Le propriétaire A, soit indolence, soit maladresse, cultive mal son champ. B, qui n’en a point et qui désire en avoir un, se persuade que, s’il possédait celui de A, il lui ferait produire davantage, et il s’engage à payer à l’état un impôt plus fort. Il demande à A combien il estime son champ, et il double l’estimation. M. Hellenbach propose que dans ce cas A soit exproprié au profit de B. La terre sera ainsi possédée par le plus méritant, et le fisc comme la société tout entière s’en trouveront bien. M. Hellenbach est plus sincère dans sa philanthropie que tel démocrate socialiste ; mais les socialistes ont un système, la charité de M. Hellenbach est sans méthode. Les mesures qu’il propose se contrarient. Sa loi sur l’héritage des célibataires était destinée à venir en aide aux petits et aux souffrans ; sa loi d’expropriation ne sera favorable qu’aux forts et aux habiles. Quelques tempéramens qu’il apporte dans l’application, il y a dix à parier contre un que B sera un spéculateur heureux, que A sera un pauvre diable lésé dans ses droits les plus chers, à qui on ôtera difficilement de l’esprit que ce monde tel que Dieu ou les cellules l’ont fait vaut encore mieux que celui que fabriquent les utopistes. Il maudira les docteurs qui mettent la propriété en circulation et se vengera d’eux en se faisant socialiste. La terre rapportera-t-elle davantage ? Nous en doutons. On ne la cultive bien que lorsque l’on est sûr de la posséder toujours. M. Hellenbach, qui parle de l’amour en connaisseur, presque en gourmet, ne compte pas assez avec celui qu’on a pour son jardin. Qui n’adore son jardin ? On y enfouit son âme avec ses sueurs, on y découvre mille beautés qui n’y sont pas ; l’invisibil fa vedler l’Amore.

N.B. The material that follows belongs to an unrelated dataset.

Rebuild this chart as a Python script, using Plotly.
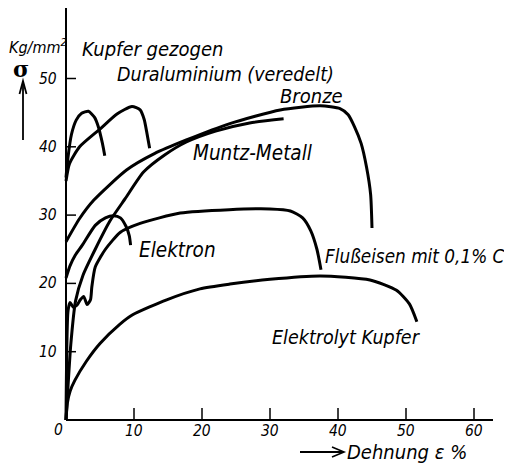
import plotly.graph_objects as go

# ---- data (strain % , stress kg/mm^2) ----
kupfer_gezogen_x = [0, 0.3, 0.8, 1.5, 2.3, 3.3, 4.2, 4.8, 5.2, 5.5, 5.7]
kupfer_gezogen_y = [35.5, 38.5, 41.8, 43.9, 44.9, 45.2, 44.3, 42.8, 41.2, 39.8, 38.7]

dural_x = [0, 0.5, 2, 5, 7.5, 9.7, 10.9, 11.5, 11.9, 12.3]
dural_y = [35.0, 37.5, 40.0, 42.6, 44.8, 45.9, 45.4, 44.0, 42.0, 39.8]

bronze_x = [0, 2, 4.1, 8.9, 13, 17.7, 24.1, 31.5, 37.4, 40.3, 41.5, 42.4, 43.4, 44.2, 44.8, 45.0]
bronze_y = [26.1, 29.5, 32.2, 36.6, 39.0, 41.0, 43.4, 45.4, 46.0, 45.6, 44.7, 43.0, 40.5, 37.0, 33.0, 28.1]

muntz_x = [0, 0.3, 0.7, 1.4, 2.5, 4.3, 6.5, 8.7, 11.4, 14.5, 17.7, 22, 27, 32]
muntz_y = [0, 5.0, 11.0, 17.4, 21.2, 25.0, 29.2, 32.4, 36.3, 38.8, 40.7, 42.3, 43.5, 44.1]

elektron_x = [0, 0.6, 1.4, 2.4, 4.3, 5.8, 7.0, 8.0, 8.8, 9.3, 9.5]
elektron_y = [20.8, 22.6, 24.2, 25.6, 28.5, 29.6, 29.9, 29.6, 28.4, 27.0, 25.6]

flusseisen_x = [0, 0.3, 0.6, 1.1, 1.6, 2.1, 2.6, 3.1, 3.6, 3.8, 4.3, 5.8, 8.0, 10.9, 16.8, 24.0, 30.0, 33.0, 34.8, 36.0, 36.9, 37.5]
flusseisen_y = [0, 16.0, 17.2, 16.5, 16.8, 17.6, 18.1, 16.9, 17.6, 19.5, 22.4, 25.0, 27.5, 28.8, 30.3, 30.8, 30.9, 30.6, 29.6, 27.7, 25.0, 22.0]

elektrolyt_x = [0, 0.2, 0.6, 1.3, 3.0, 5.0, 7.9, 9.8, 14.8, 19.7, 24.1, 30.0, 37.4, 44.7, 48.6, 50.5, 51.6]
elektrolyt_y = [0, 2.5, 4.2, 5.8, 8.6, 11.2, 14.0, 15.4, 17.6, 19.2, 19.9, 20.6, 21.1, 20.5, 19.0, 17.0, 14.4]

x_ticks = [10, 20, 30, 40, 50, 60]
y_ticks = [10, 20, 30, 40, 50]
x_tick_labels = ["10", "20", "30", "40", "50", "60"]
y_tick_labels = ["10", "20", "30", "40", "50"]

series = [
    (kupfer_gezogen_x, kupfer_gezogen_y),
    (dural_x, dural_y),
    (bronze_x, bronze_y),
    (muntz_x, muntz_y),
    (elektron_x, elektron_y),
    (flusseisen_x, flusseisen_y),
    (elektrolyt_x, elektrolyt_y),
]

# ---- layout geometry (screen pixels; page body has an 8px margin) ----
W, H = 512, 465
BODY = 8
X0PX, XSCALE = 66.0, 6.8     # screen pixel of x=0, pixels per unit
Y0PX, YSCALE = 420.0, 6.83   # screen pixel of y=0, pixels per unit


def px2x(px):
    return (px - X0PX) / XSCALE


def py2y(py):
    return (Y0PX - py) / YSCALE


FONT = "DejaVu Sans Condensed, Liberation Sans Narrow, DejaVu Sans, sans-serif"

fig = go.Figure()
for xs, ys in series:
    fig.add_trace(go.Scatter(x=xs, y=ys, mode="lines",
                             line=dict(color="black", width=3, shape="spline", smoothing=0.6),
                             hoverinfo="skip", showlegend=False))


def pline(points, width):
    d = "M " + " L ".join(f"{px2x(a):.4f},{py2y(b):.4f}" for a, b in points)
    return dict(type="path", xref="x", yref="y", path=d,
                line=dict(color="black", width=width))


shapes = []
# axes
shapes.append(dict(type="line", xref="x", yref="y", x0=0, y0=0, x1=0, y1=py2y(7),
                   line=dict(color="black", width=2)))
shapes.append(dict(type="line", xref="x", yref="y", x0=0, y0=0, x1=px2x(493), y1=0,
                   line=dict(color="black", width=2)))
for t in y_ticks:
    shapes.append(dict(type="line", xref="x", yref="y", x0=0, y0=t, x1=10 / XSCALE, y1=t,
                       line=dict(color="black", width=1.5)))
for t in x_ticks:
    shapes.append(dict(type="line", xref="x", yref="y", x0=t, y0=0, x1=t, y1=12 / YSCALE,
                       line=dict(color="black", width=1.5)))
# sigma arrow (up)
shapes.append(pline([(23, 140), (23, 83)], 1.8))
shapes.append(pline([(19.5, 94), (23, 81), (26.5, 94)], 1.8))
# strain arrow (right)
shapes.append(pline([(300, 452), (343, 452)], 1.8))
shapes.append(pline([(332, 447), (344, 452), (332, 457)], 1.6))

ann = []
tickfont = dict(family=FONT, size=15.5, color="black", style="italic")
for t, lab in zip(y_ticks, y_tick_labels):
    ann.append(dict(x=px2x(59), y=t, xref="x", yref="y", text=lab, showarrow=False,
                    xanchor="right", yanchor="middle", font=tickfont))
for t, lab in zip(x_ticks, x_tick_labels):
    ann.append(dict(x=t, y=py2y(431), xref="x", yref="y", text=lab, showarrow=False,
                    xanchor="center", yanchor="middle", font=tickfont))
ann.append(dict(x=px2x(58), y=py2y(430), xref="x", yref="y", text="0", showarrow=False,
                xanchor="center", yanchor="middle", font=tickfont))

labels = [
    ("Kupfer gezogen", 80, 49, 20),
    ("Duraluminium (veredelt)", 115, 74, 19.5),
    ("Bronze", 278, 96, 20),
    ("Muntz-Metall", 191, 153, 20.5),
    ("Elektron", 137, 250, 20.5),
    ("Flußeisen mit 0,1% C", 323, 256, 18.8),
    ("Elektrolyt Kupfer", 270, 337, 19.5),
    ("Dehnung ε %", 345, 452, 20),
]
for txt, px, py, sz in labels:
    ann.append(dict(x=px2x(px), y=py2y(py), xref="x", yref="y", text=txt, showarrow=False,
                    xanchor="left", yanchor="middle",
                    font=dict(family=FONT, size=sz, color="black", style="italic")))

ann.append(dict(x=px2x(38), y=py2y(46), xref="x", yref="y", text="Kg/mm<sup>2</sup>",
                showarrow=False, xanchor="center", yanchor="middle",
                font=dict(family=FONT, size=16, color="black", style="italic")))
ann.append(dict(x=px2x(21), y=py2y(69), xref="x", yref="y", text="<b>σ</b>",
                showarrow=False, xanchor="center", yanchor="middle",
                font=dict(family="DejaVu Serif, serif", size=22, color="black")))

fig.update_layout(
    width=W - BODY, height=H - BODY,
    margin=dict(l=0, r=0, t=0, b=0),
    paper_bgcolor="white", plot_bgcolor="white",
    xaxis=dict(range=[px2x(BODY), px2x(W)], visible=False, fixedrange=True),
    yaxis=dict(range=[py2y(H), py2y(BODY)], visible=False, fixedrange=True),
    shapes=shapes, annotations=ann, showlegend=False,
)
fig.write_html("out.html")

Nous ne savons si les mesures que recommande ce grand ennemi des préjugés ont quelque chance d’être agréées en Autriche ou en Allemagne ; mais nous savons que le gouvernement qui hasarderait de les proposer en France aurait de courtes destinées. L’autre jour, au banquet de la préfecture de l’Aisne, M. le président du conseil parlait en excellens termes de « cette population sage et laborieuse qui, laissant gronder au-dessus d’elle les petites tempêtes de la vie parlementaire, travaille, produit, épargne en paix, sachant qu’elle peut avoir confiance dans le gouvernement qu’elle s’est donné. » Cette population a été enfantée par la révolution française, qui en créant la petite propriété a fait de ce pays la société la plus conservatrice d’elle-même qu’il y ait en Europe ; ce n’est pas le moindre de ses bienfaits. Jamais cette population sage et laborieuse n’admettra que B soit autorisé à prendre le champ de A, et les utopies ne sont pas son fait. M. Hellenbach est tour à tour trop sceptique et trop crédule. Il méprise les préjugés des autres, il a le sien, qui est de croire à la vertu des panacées sociales.